Mahkeme, isteği kısmen hüküm altına almıştır.
Hüküm süresi içinde davalı avukatı tarafından temyiz edilmiş olmakla, dava dosyası için Tetkik Hakimi ... tarafından düzenlenen rapor dinlendikten sonra dosya incelendi, gereği konuşulup düşünüldü:
Y A R G I T A Y K A R A R I
Davacı İsteminin Özeti:
Davacı vekili, müvekkilinin ödenmeyen yıllık izin ücretinin bulunduğunu ileri sürerek, yıllık izin ücreti alacağının tahsiline karar verilmesini talep etmiştir.
Davalı Cevabının Özeti:
Davalı vekili, davanın reddini talep etmiştir.
Mahkeme Kararının Özeti:
Mahkemece, toplanan kanıtlar ve bilirkişi raporuna dayanılarak, davanın kısmen kabulüne karar verilmiştir.
Temyiz:
Kararı davalı vekili temyiz etmiştir.
Gerekçe:
1-Dosyadaki yazılara toplanan delillerle kararın dayandığı kanuni gerektirici sebeplere göre, davalının aşağıdaki bendin kapsamı dışındaki temyiz itirazlarının reddine karar vermek gerekmiştir.

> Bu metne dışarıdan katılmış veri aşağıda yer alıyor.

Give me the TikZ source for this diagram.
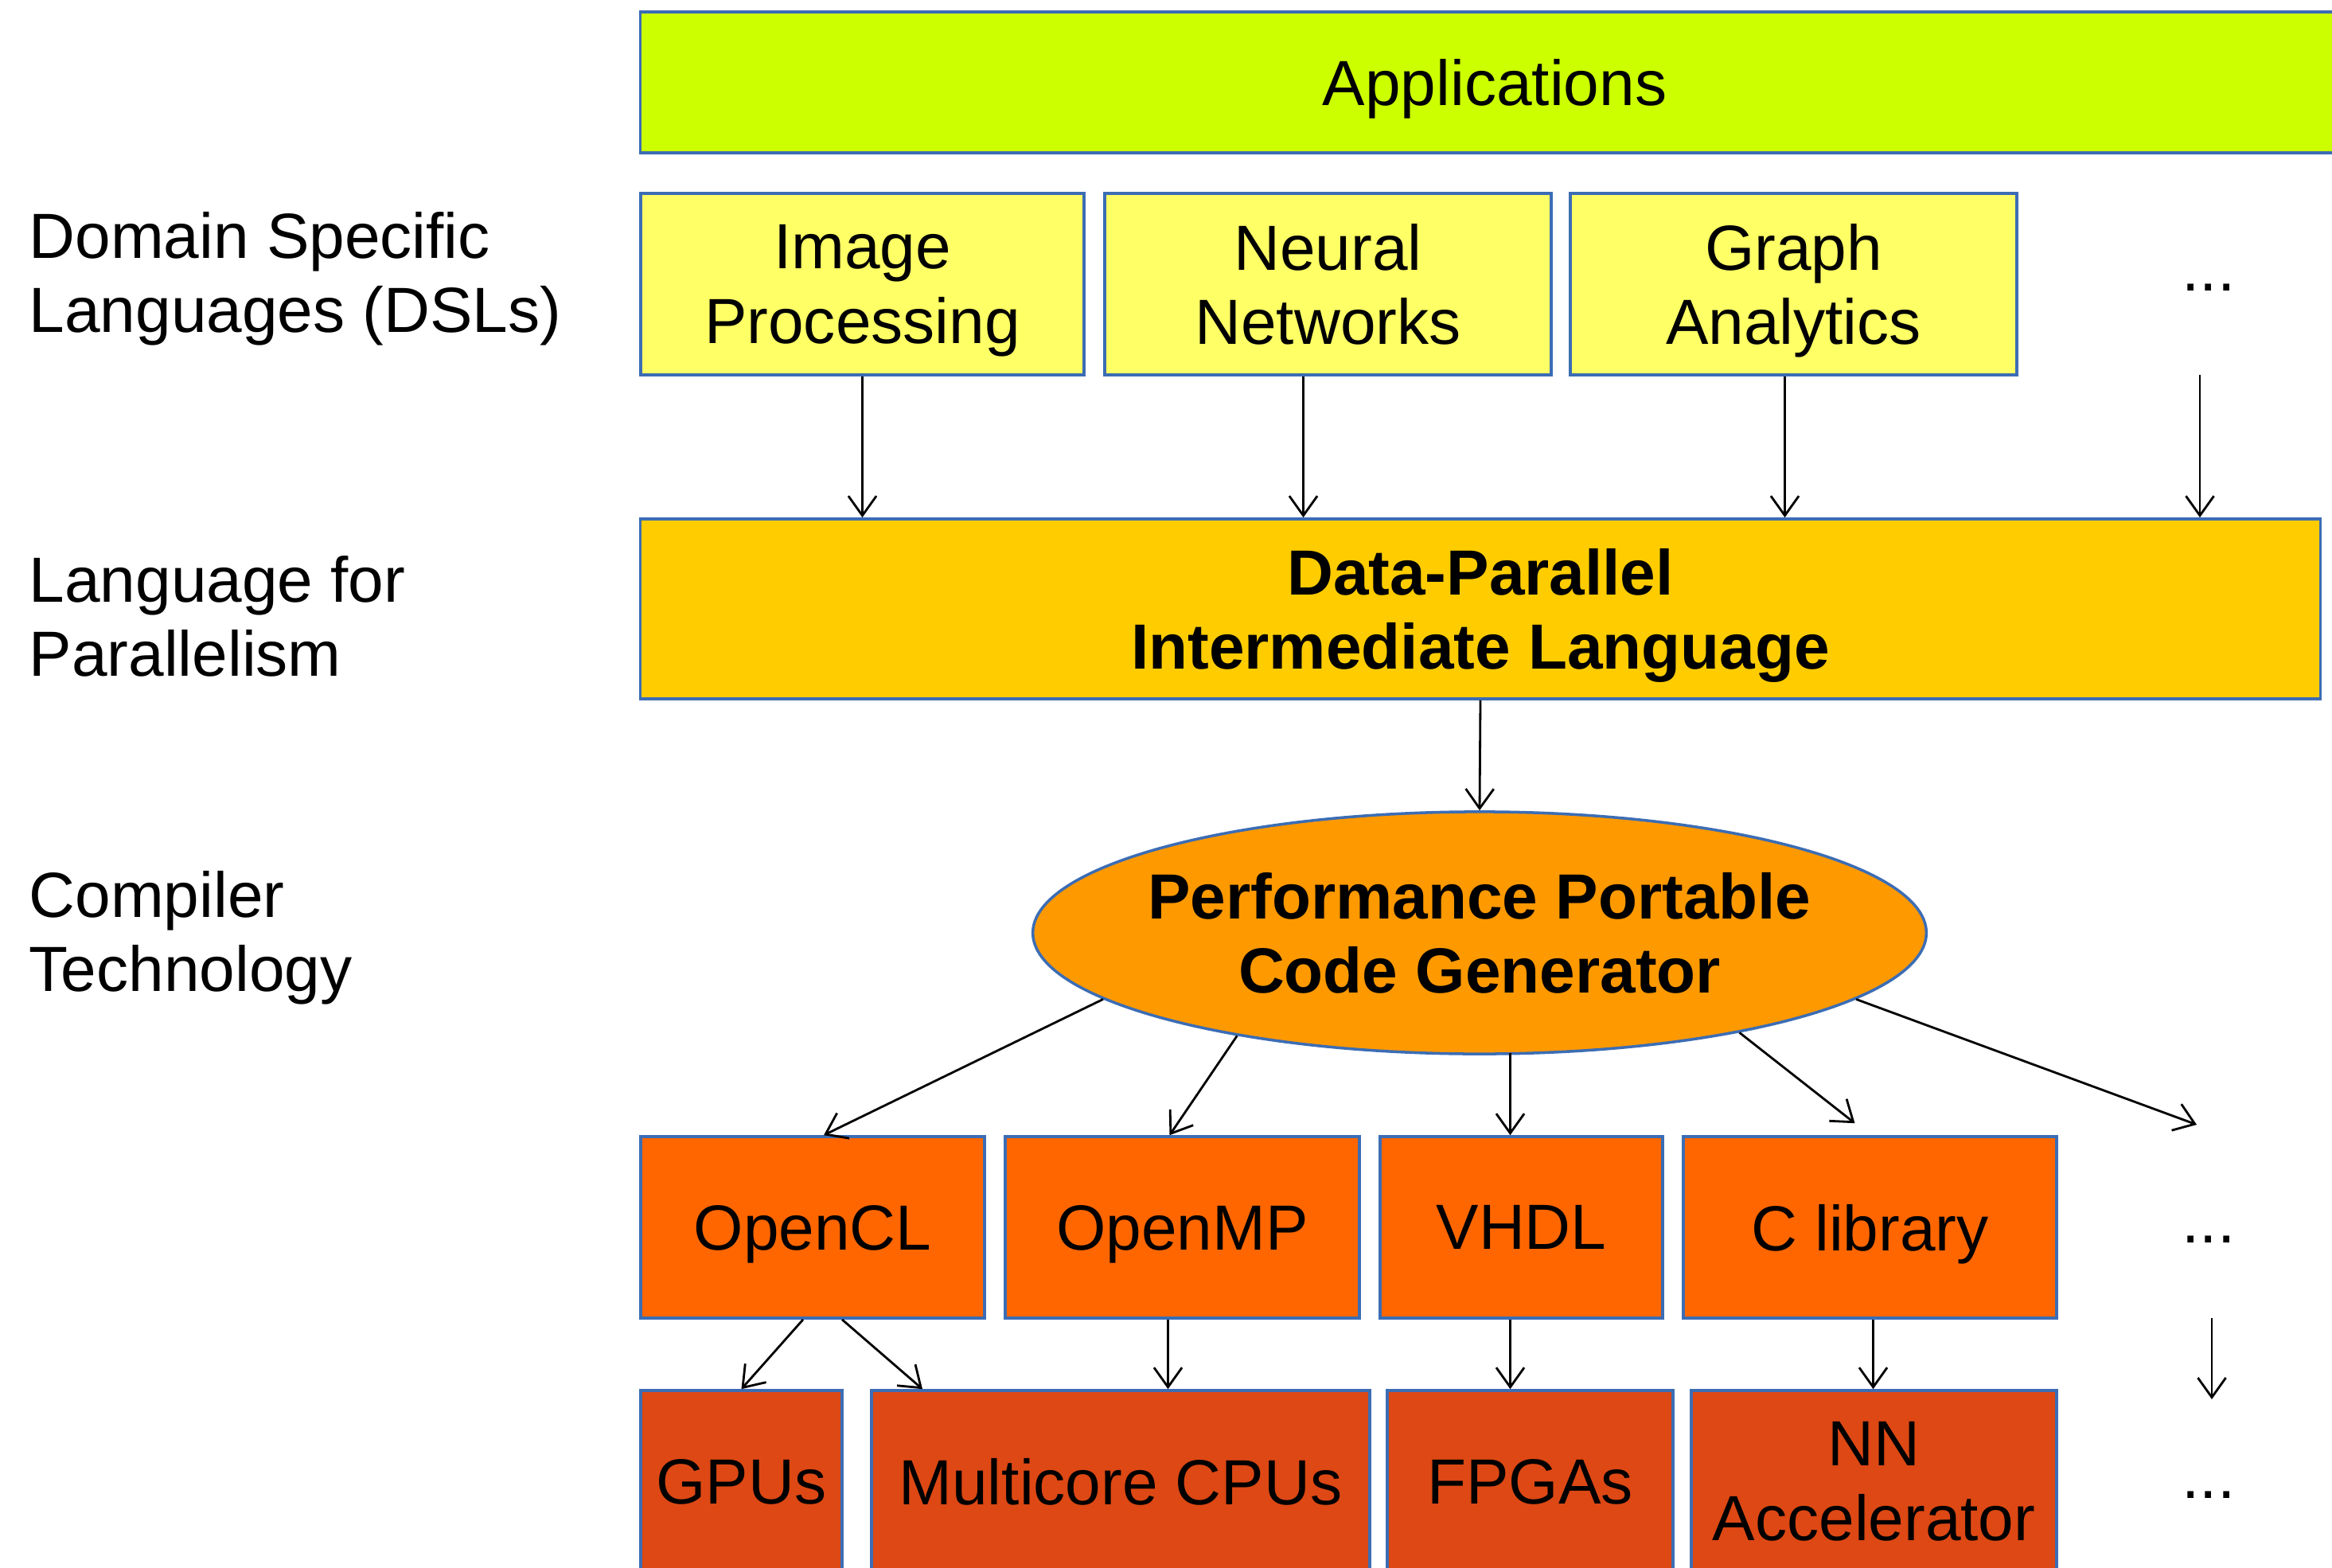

2-Mahkemece, davanın kabulüne dair verilen karar, Dairemizin 01.10.2015 tarihli ilâmıyla, davacının aylık brüt çıplak ücretinin bordolara göre belirlenmesi ve tespit edilen ücret esas alınarak izin alacağının hüküm altına alınması gerektiği gerekçesiyle bozulmuştur.
Mahkemece bozma ilâmına uyulmuş ve yeniden bilirkişi raporu alınmış ise de, hükme esas alınan bilirkişi raporunda yıllık izin ücreti alacağı net tutar üzerinden hesaplanmıştır.
Davanın açılmasının Vergi Usul Hukuku ve Sosyal Güvenlik Hukuku açısından sonucu, talep edilen işçilik alacağı dolayısıyla Devletin vergi ve sigorta primi alacaklarının şüpheli alacak hâline gelmesidir.
Vergiye tâbi işçilik alacaklarında vergi mükellefi işçi, vergiyi kesip vergi dairesine yatırmakla sorumlu kişi (vergi sorumlusu) ise işverendir. Yine sigorta primi işçi payının ve işsizlik sigortası primi kesintisinin mükellefi işçi, sorumlusu ise işverendir.
Mahkemeler ve icra dairelerinin vergi ve prim kesintisi yapıp vergi dairesine yatırmak ve bu hususu takip etmek gibi bir görevi bulunmamaktadır. Bu sebeple dava konusu işçilik alacağının brüt tutardan hesaplanması, alacağa ilişkin ilamın brüt tutar üzerinden icraya konulması, icra dairesince veya haricen takip konusu borç tahsil edildiğinde, işverenin, tahsil tarihindeki tarife ve oran üzerinden ilgili vergi ve prim kesintilerini vergi dairesine yatırarak bakiyesini işçiye ödemesi gerekmektedir. Alacak davası devam ederken bilirkişi tarafından yapılan net hesaplamaya dayanılarak alacağın net tutar üzerinden hüküm altına alınması durumunda, mahkemeler ve icra daireleri aracı kılınarak Devletin vergi ve prim kaybı oluşabilmektedir. Bu nedenle davacının dava konusu işçilik alacağının net tutardan hüküm altına alınmasını açıkça talep etmediği sürece bütün işçilik alacakları brüt tutar üzerinden hüküm altına alınıp bu tutar üzerinden de icraya konulmalıdır.
Bu itibarla, davacının talebinin de dava konusu yıllık izin ücreti alacağının brüt tutar üzerinden hüküm altına alınması yönünde olduğundan, mahkemece, alacağın brüt olarak hesaplanması gerekirken, yazılı şekilde hüküm tesisi hatalı olup bozmayı gerektirmiştir.
Sonuç:
Temyiz olunan kararın, yukarıda yazılı sebepten BOZULMASINA, peşin alınan temyiz harcının istek halinde ilgiliye iadesine, 22.09.2016 tarihinde oybirliğiyle karar verildi.